Share your dilemmas and get honest opinions from other Mumsnetters.

Found a condom in boyfriends jeans pocket

661 replies

bigapplerecords · 22/11/2017 08:54

I've just been through the laundry basket to put a load of washing on and found an unopened condom in the pocket of my boyfriends jeans.

We don't use condoms.

Aibu to think there could be a perfectly innocent reason for it being there??

OP posts:
Mustang27 · 22/11/2017 13:52

Tidy wank 😷 grim!!!

It doesn’t look good. Can you get his phone before confronting him if there is more proof he is up to no good it’s likely on there.

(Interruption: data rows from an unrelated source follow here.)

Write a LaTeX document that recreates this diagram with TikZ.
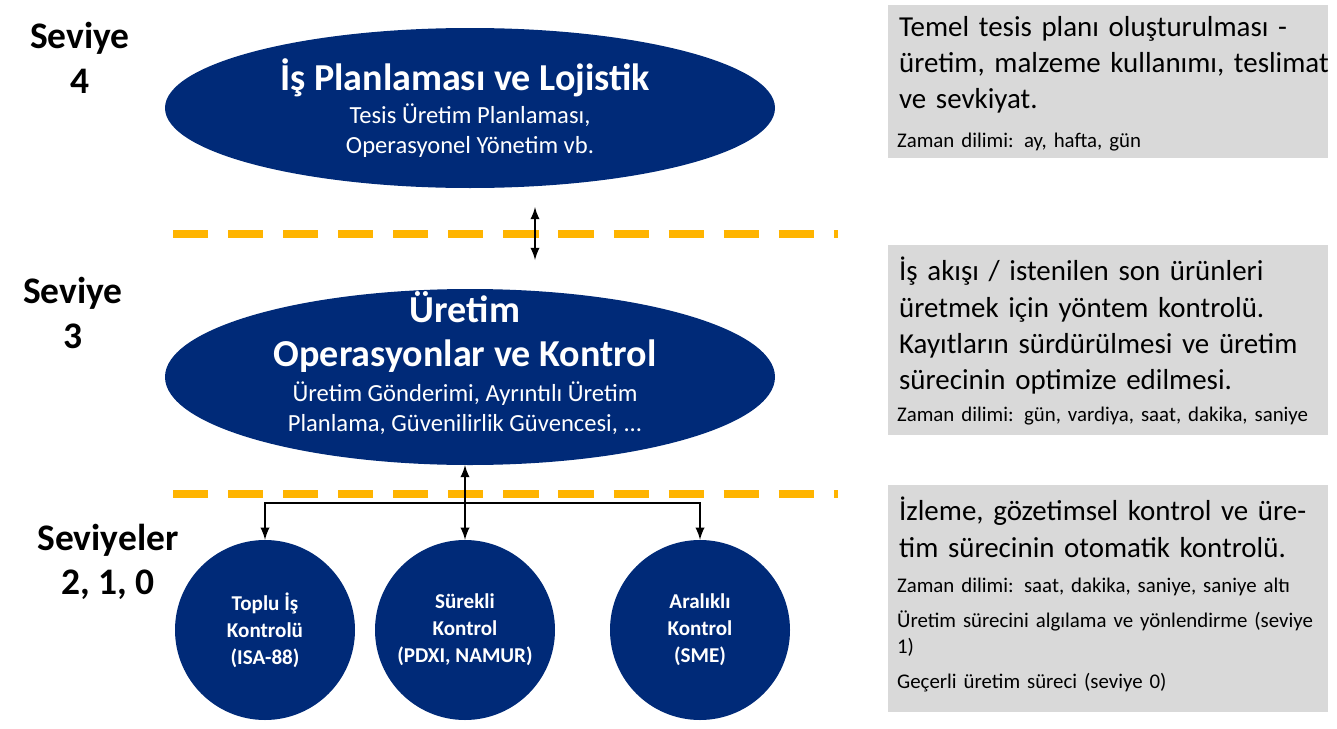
\documentclass[tikz,border=0pt]{standalone}
\usepackage{fontspec}
\setmainfont{Carlito}
\usetikzlibrary{positioning}
\definecolor{navy}{RGB}{0,42,120}
\definecolor{amber}{RGB}{255,180,0}
\definecolor{boxgray}{RGB}{217,217,217}
\tikzset{
  level/.style={text=white, align=center, inner sep=0pt},
  unit/.style={circle, fill=navy, text=white, align=center, minimum size=180*0.03cm, inner sep=0pt,
    font=\fontsize{18}{23}\selectfont\bfseries},
  tag/.style={align=center, font=\fontsize{32}{38}\selectfont\bfseries},
  sep/.style={amber, line width=6pt, dash pattern=on 30pt off 17pt},
  note/.style={fill=boxgray, anchor=north west, minimum width=440*0.03cm, inner sep=0pt},
  big/.style={align=left, anchor=north west, text width=432*0.03cm, font=\fontsize{24.7}{31}\selectfont},
  small/.style={align=left, anchor=north west, text width=432*0.03cm, font=\fontsize{17.8}{22}\selectfont},
  link/.style={line width=2.5pt, -latex}
}
\begin{document}
\begin{tikzpicture}[x=0.03cm, y=-0.03cm]
\useasboundingbox (0,0) rectangle (1337,729);
% Seviyeler
\node[tag] (l4) at (80,58) {Seviye\\4};
\node[tag] (l3) at (73,313) {Seviye\\3};
\node[tag] (l2) at (108,562) {Seviyeler\\2, 1, 0};

% Elipsler
\fill[navy] (470,108) ellipse (305 and 80);
\node[level, font=\fontsize{32.5}{38}\selectfont\bfseries] (plan) at (465,78) {İş Planlaması ve Lojistik};
\node[level, font=\fontsize{21}{25.5}\selectfont] (plansub) at (470,131) {Tesis Üretim Planlaması,\\Operasyonel Yönetim vb.};
\fill[navy] (470,377) ellipse (305 and 88);
\node[level, font=\fontsize{32.5}{38}\selectfont\bfseries] (ops) at (465,332) {Üretim\\Operasyonlar ve Kontrol};
\node[level, font=\fontsize{21}{25.5}\selectfont] (opssub) at (465,408) {Üretim Gönderimi, Ayrıntılı Üretim\\Planlama, Güvenilirlik Güvencesi, ...};
\coordinate (topb) at (535,207);
\coordinate (midb) at (465,465);

% Daireler
\node[unit] (batch) at (265,630) {Toplu İş\\Kontrolü\\(ISA-88)};
\node[unit] (cont) at (465,630) {Sürekli\\Kontrol\\(PDXI, NAMUR)};
\node[unit] (disc) at (700,630) {Aralıklı\\Kontrol\\(SME)};

% Ayırıcılar
\draw[sep] (173,234) -- (838,234);
\draw[sep] (173,494) -- (838,494);

% Bağlantılar
\coordinate (hub) at (465,503);
\draw[link, latex-latex] (topb) -- (535,260);
\draw[link, latex-latex] (midb) -- (cont.north);
\draw[link] (hub) -| (batch.north);
\draw[link] (hub) -| (disc.north);

% Notlar
\node[note, minimum height=153*0.03cm] (n1) at (888,5) {};
\node[big] (t1) at (895,12) {\raggedright Temel tesis planı oluşturulması - üretim, malzeme kullanımı, teslimat ve sevkiyat.};
\node[small] (s1) at (893,129) {Zaman dilimi: ay, hafta, gün};
\node[note, minimum height=190*0.03cm] (n2) at (888,245) {};
\node[big] (t2) at (895,253) {\raggedright İş akışı / istenilen son ürünleri üretmek için yöntem kontrolü. Kayıtların sürdürülmesi ve üretim sürecinin optimize edilmesi.};
\node[small] (s2) at (893,403) {Zaman dilimi: gün, vardiya, saat, dakika, saniye};
\node[note, minimum height=227*0.03cm] (n3) at (888,485) {};
\node[big] (t3) at (895,493) {\raggedright İzleme, gözetimsel kontrol ve üretim sürecinin otomatik kontrolü.};
\node[small] (s3) at (893,574) {\raggedright Zaman dilimi: saat, dakika, saniye, saniye altı\\[8pt]Üretim sürecini algılama ve yönlendirme (seviye 1)\\[8pt]Geçerli üretim süreci (seviye 0)};
\end{tikzpicture}
\end{document}
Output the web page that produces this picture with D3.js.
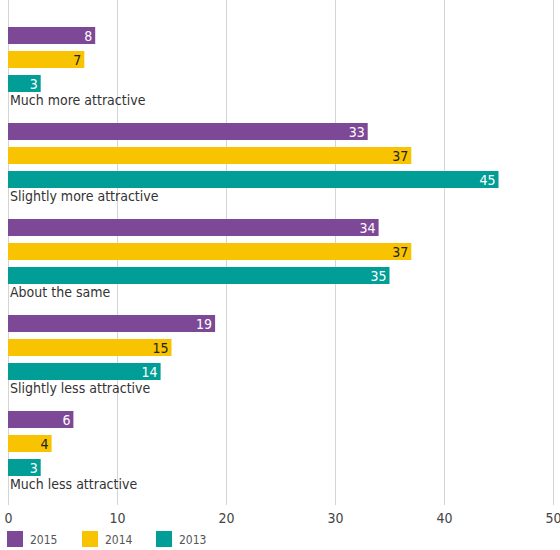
<!DOCTYPE html>
<html>
<head>
<meta charset="utf-8">
<script src="https://cdn.jsdelivr.net/npm/d3@7"></script>
<style>
  body { margin: 0; background: #fff; }
  text { font-family: "DejaVu Sans Condensed", "DejaVu Sans", sans-serif; }
</style>
</head>
<body>
<svg id="chart" width="560" height="550"></svg>
<script>
const categories = ["Much more attractive", "Slightly more attractive", "About the same", "Slightly less attractive", "Much less attractive"];
const seriesNames = ["2015", "2014", "2013"];
const values2015 = [8, 33, 34, 19, 6];
const values2014 = [7, 37, 37, 15, 4];
const values2013 = [3, 45, 35, 14, 3];
const tickValues = [0, 10, 20, 30, 40, 50];
const colors = ["#7d4896", "#f8c300", "#009e96"];
const labelColors = ["#ffffff", "#222222", "#ffffff"];

const seriesValues = [values2015, values2014, values2013];

const svg = d3.select("#chart");
const x = d3.scaleLinear().domain([0, 50]).range([8, 553]);
const groupY = d3.scaleBand().domain(categories).range([27, 507]).paddingInner(0).paddingOuter(0);
const barY = d3.scaleBand().domain(seriesNames).range([0, 65]).paddingInner(7 / 24).paddingOuter(0);

// vertical gridlines
svg.append("g").selectAll("line").data(tickValues).join("line")
  .attr("x1", d => x(d) + 0.5).attr("x2", d => x(d) + 0.5)
  .attr("y1", 0).attr("y2", 505)
  .attr("stroke", "#d4d4d4").attr("stroke-width", 1);

// axis tick labels
const axis = d3.axisBottom(x).tickValues(tickValues).tickSize(0).tickPadding(0);
const axisG = svg.append("g").attr("transform", "translate(0,513)").call(axis);
axisG.select(".domain").remove();
axisG.selectAll("text")
  .attr("font-size", 14).attr("fill", "#444")
  .attr("font-family", "DejaVu Sans Condensed, DejaVu Sans, sans-serif");

// bars
const groups = svg.append("g").selectAll("g").data(categories).join("g")
  .attr("transform", d => `translate(0,${groupY(d)})`);

seriesNames.forEach((s, si) => {
  groups.append("rect")
    .attr("x", x(0))
    .attr("y", barY(s))
    .attr("width", (d, i) => x(seriesValues[si][i]) - x(0))
    .attr("height", barY.bandwidth())
    .attr("fill", colors[si]);
  groups.append("text")
    .attr("x", (d, i) => x(seriesValues[si][i]) - 3)
    .attr("y", barY(s) + barY.bandwidth() / 2)
    .attr("dy", "0.36em")
    .attr("text-anchor", "end")
    .attr("font-size", 14)
    .attr("fill", labelColors[si])
    .text((d, i) => seriesValues[si][i]);
});

// category labels
groups.append("text")
  .attr("x", 10)
  .attr("y", 78)
  .attr("font-size", 14)
  .attr("fill", "#333")
  .text(d => d);

// legend
const legend = svg.append("g").attr("transform", "translate(0,531)");
const legendX = [7, 82, 156];
seriesNames.forEach((s, i) => {
  legend.append("rect").attr("x", legendX[i]).attr("y", 0).attr("width", 16).attr("height", 16).attr("fill", colors[i]);
  legend.append("text").attr("x", legendX[i] + 23).attr("y", 13).attr("font-size", 12).attr("fill", "#555").text(s);
});
</script>
</body>
</html>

bigapplerecords · 22/11/2017 13:53

He doesn't use them for a tidy wank, I'm sure of that!

OP posts:
FlouncyDoves · 22/11/2017 13:53

Right. Log out of Mumsnet. Put your phone down. Go out for an hour (walk/shop whatever). Then just ask him when he gets home.

You sitting there creating convoluted plans to discover the condom in front of him, getting all whipped up and carried along by everyone on here (who can say what they like because it’s anonymous) won’t help you at all.

He’s just as easily been given it by a mate/carries one to give a mate on a night out/picked it up off the floor and forgot to put it in a bin etc as he is to screwing some other woman.

Just stop replaying the worst possible scenario in your mind.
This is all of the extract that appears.